Entries with chart source code:
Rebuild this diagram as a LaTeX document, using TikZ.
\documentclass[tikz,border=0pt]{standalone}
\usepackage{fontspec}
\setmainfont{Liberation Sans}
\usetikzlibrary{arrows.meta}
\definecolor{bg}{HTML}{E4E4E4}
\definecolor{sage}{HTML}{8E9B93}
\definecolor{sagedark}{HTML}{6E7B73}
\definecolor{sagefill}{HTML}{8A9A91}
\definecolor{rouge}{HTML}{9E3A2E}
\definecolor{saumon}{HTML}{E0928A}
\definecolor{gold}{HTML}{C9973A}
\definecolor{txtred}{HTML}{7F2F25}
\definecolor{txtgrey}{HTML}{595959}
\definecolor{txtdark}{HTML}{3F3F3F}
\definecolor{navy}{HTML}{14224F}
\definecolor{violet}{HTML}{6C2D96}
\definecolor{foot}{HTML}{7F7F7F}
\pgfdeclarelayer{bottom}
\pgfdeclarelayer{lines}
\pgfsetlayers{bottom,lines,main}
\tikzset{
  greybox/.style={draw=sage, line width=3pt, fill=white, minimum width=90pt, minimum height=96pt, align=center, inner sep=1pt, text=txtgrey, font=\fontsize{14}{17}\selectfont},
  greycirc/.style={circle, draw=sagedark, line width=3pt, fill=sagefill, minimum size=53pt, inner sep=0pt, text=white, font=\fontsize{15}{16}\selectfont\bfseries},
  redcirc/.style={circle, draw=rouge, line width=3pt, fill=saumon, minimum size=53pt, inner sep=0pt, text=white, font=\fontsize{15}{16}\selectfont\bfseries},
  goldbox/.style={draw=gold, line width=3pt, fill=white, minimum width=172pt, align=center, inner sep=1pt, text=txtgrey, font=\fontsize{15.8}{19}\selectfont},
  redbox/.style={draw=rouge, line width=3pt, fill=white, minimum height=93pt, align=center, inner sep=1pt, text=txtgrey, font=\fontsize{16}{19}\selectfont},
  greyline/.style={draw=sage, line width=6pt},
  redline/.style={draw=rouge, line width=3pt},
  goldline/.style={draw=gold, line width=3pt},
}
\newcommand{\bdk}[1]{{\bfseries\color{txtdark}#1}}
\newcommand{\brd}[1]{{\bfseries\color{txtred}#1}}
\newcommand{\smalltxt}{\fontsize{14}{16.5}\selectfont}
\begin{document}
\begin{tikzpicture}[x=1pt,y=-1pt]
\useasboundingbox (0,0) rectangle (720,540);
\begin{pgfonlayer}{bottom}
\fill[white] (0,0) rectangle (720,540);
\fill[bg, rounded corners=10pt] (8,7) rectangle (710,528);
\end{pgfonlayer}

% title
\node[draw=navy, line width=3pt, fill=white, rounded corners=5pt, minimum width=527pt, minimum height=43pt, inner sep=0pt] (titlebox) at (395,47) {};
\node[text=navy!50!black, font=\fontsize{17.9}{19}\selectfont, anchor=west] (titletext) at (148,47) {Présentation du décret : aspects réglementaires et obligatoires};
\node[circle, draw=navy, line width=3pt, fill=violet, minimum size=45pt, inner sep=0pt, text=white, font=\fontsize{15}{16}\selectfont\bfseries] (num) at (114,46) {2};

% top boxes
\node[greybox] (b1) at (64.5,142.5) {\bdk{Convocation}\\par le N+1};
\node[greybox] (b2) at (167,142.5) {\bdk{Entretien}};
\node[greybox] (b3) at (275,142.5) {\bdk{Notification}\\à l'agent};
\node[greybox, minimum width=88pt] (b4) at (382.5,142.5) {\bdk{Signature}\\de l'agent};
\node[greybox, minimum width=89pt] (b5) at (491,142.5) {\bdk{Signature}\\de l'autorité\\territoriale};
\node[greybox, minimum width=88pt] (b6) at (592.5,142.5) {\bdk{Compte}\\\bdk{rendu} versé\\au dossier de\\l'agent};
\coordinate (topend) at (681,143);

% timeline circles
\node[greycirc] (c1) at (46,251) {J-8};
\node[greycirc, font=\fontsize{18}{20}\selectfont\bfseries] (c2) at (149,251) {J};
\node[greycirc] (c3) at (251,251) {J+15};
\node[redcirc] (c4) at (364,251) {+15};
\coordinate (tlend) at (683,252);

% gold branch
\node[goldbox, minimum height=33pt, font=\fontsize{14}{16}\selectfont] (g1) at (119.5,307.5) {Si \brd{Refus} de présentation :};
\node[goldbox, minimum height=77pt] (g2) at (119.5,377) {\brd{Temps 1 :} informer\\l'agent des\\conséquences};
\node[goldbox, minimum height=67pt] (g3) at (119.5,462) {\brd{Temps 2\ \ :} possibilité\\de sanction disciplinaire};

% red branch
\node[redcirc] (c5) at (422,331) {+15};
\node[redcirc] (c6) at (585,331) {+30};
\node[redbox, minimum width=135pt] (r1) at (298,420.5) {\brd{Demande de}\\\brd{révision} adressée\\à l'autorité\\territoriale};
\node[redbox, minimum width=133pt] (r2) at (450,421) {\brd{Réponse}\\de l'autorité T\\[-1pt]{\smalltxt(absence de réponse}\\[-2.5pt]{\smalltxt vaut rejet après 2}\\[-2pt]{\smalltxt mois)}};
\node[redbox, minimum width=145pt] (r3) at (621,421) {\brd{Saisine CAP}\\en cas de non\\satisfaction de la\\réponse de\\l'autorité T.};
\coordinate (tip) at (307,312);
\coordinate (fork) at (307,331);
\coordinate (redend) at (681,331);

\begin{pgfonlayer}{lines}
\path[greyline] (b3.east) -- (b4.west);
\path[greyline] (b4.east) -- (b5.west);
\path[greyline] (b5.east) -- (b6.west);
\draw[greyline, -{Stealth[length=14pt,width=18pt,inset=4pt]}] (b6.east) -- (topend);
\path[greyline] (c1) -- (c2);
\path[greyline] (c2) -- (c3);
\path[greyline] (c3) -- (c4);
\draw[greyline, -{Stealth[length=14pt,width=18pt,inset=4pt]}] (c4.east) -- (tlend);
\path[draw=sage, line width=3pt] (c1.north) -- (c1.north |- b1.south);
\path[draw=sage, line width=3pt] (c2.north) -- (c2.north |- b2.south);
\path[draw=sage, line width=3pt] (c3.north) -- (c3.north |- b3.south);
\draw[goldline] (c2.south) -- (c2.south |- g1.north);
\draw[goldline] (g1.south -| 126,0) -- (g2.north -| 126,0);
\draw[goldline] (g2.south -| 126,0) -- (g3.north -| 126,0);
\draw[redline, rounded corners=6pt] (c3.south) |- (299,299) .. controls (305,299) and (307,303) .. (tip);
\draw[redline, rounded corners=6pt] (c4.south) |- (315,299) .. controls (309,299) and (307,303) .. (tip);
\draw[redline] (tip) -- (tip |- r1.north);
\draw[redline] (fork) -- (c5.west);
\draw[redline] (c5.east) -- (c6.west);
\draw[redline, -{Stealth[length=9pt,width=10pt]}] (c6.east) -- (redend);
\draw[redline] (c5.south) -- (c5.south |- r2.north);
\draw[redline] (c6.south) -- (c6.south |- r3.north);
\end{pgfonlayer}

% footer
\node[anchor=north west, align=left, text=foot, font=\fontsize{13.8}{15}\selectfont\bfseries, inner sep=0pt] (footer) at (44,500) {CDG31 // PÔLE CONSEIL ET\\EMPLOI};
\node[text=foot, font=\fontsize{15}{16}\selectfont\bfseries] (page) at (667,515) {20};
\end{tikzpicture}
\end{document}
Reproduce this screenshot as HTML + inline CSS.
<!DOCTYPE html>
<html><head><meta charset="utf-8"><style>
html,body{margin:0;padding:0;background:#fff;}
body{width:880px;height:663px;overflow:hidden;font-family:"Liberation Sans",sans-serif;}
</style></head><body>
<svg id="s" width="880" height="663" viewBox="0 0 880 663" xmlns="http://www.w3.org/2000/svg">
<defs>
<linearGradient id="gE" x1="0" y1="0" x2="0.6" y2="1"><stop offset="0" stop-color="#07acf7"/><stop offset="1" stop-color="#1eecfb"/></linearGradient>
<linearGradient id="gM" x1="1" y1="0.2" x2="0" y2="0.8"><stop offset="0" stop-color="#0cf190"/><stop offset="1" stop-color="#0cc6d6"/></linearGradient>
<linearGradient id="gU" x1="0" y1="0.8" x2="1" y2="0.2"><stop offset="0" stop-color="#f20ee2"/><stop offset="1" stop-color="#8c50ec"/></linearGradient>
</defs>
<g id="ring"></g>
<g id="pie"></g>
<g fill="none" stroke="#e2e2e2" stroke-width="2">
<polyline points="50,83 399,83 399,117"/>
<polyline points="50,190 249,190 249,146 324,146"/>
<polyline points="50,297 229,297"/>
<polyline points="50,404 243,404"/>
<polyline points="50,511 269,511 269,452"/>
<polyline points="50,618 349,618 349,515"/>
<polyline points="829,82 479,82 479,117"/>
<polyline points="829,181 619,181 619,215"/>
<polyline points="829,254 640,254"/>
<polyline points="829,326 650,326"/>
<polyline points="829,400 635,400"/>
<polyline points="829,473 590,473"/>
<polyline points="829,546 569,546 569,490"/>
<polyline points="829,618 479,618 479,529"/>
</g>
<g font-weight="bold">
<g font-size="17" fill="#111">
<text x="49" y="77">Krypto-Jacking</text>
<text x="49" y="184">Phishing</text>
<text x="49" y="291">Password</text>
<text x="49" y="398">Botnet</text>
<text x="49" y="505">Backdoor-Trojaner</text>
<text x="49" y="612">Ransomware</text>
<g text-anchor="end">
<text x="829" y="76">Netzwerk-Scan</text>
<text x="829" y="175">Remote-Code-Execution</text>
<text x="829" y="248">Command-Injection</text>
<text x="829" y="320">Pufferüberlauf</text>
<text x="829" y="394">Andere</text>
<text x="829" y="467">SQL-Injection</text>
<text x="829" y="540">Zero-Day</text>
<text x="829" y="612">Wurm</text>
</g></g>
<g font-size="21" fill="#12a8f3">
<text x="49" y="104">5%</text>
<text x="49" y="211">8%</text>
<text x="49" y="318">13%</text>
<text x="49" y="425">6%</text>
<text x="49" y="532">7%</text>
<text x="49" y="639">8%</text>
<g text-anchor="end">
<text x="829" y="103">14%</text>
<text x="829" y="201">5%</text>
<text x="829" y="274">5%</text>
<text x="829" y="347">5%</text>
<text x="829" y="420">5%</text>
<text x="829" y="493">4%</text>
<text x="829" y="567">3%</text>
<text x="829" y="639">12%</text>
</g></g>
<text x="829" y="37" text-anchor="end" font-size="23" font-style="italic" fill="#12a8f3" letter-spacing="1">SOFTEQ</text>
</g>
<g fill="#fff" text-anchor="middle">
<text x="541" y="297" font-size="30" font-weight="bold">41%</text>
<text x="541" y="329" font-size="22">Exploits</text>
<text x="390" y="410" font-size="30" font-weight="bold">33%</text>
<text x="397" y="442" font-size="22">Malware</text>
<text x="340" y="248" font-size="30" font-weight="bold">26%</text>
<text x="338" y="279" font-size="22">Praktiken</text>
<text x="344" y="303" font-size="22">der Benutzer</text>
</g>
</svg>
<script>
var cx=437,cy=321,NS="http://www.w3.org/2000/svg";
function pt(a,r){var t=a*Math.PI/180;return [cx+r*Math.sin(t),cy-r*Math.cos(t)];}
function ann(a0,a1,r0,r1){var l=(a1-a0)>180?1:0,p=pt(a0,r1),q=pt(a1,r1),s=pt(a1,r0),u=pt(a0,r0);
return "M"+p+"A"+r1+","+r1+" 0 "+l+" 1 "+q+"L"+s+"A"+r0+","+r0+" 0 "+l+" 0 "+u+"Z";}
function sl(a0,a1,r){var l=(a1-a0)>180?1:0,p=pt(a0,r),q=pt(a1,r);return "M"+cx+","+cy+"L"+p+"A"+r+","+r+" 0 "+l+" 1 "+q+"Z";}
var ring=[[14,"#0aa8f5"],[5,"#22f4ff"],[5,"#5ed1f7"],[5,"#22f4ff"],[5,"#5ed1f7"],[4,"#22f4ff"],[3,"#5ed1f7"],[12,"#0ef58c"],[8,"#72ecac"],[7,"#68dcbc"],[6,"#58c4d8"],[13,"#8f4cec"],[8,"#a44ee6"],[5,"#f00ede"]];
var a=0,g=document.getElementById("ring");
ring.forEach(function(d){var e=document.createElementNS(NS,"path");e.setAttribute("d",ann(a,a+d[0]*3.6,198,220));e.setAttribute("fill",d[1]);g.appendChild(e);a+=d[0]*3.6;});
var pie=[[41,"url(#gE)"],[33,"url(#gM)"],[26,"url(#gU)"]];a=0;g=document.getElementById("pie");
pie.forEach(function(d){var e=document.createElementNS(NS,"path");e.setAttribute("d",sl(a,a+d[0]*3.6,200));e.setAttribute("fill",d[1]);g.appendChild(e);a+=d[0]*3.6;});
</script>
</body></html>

### GIVEN EXERCISE
Extract every line from the records above that contains the word "this".

### COMPLETE RESPONSE
Rebuild this diagram as a LaTeX document, using TikZ.
Reproduce this screenshot as HTML + inline CSS.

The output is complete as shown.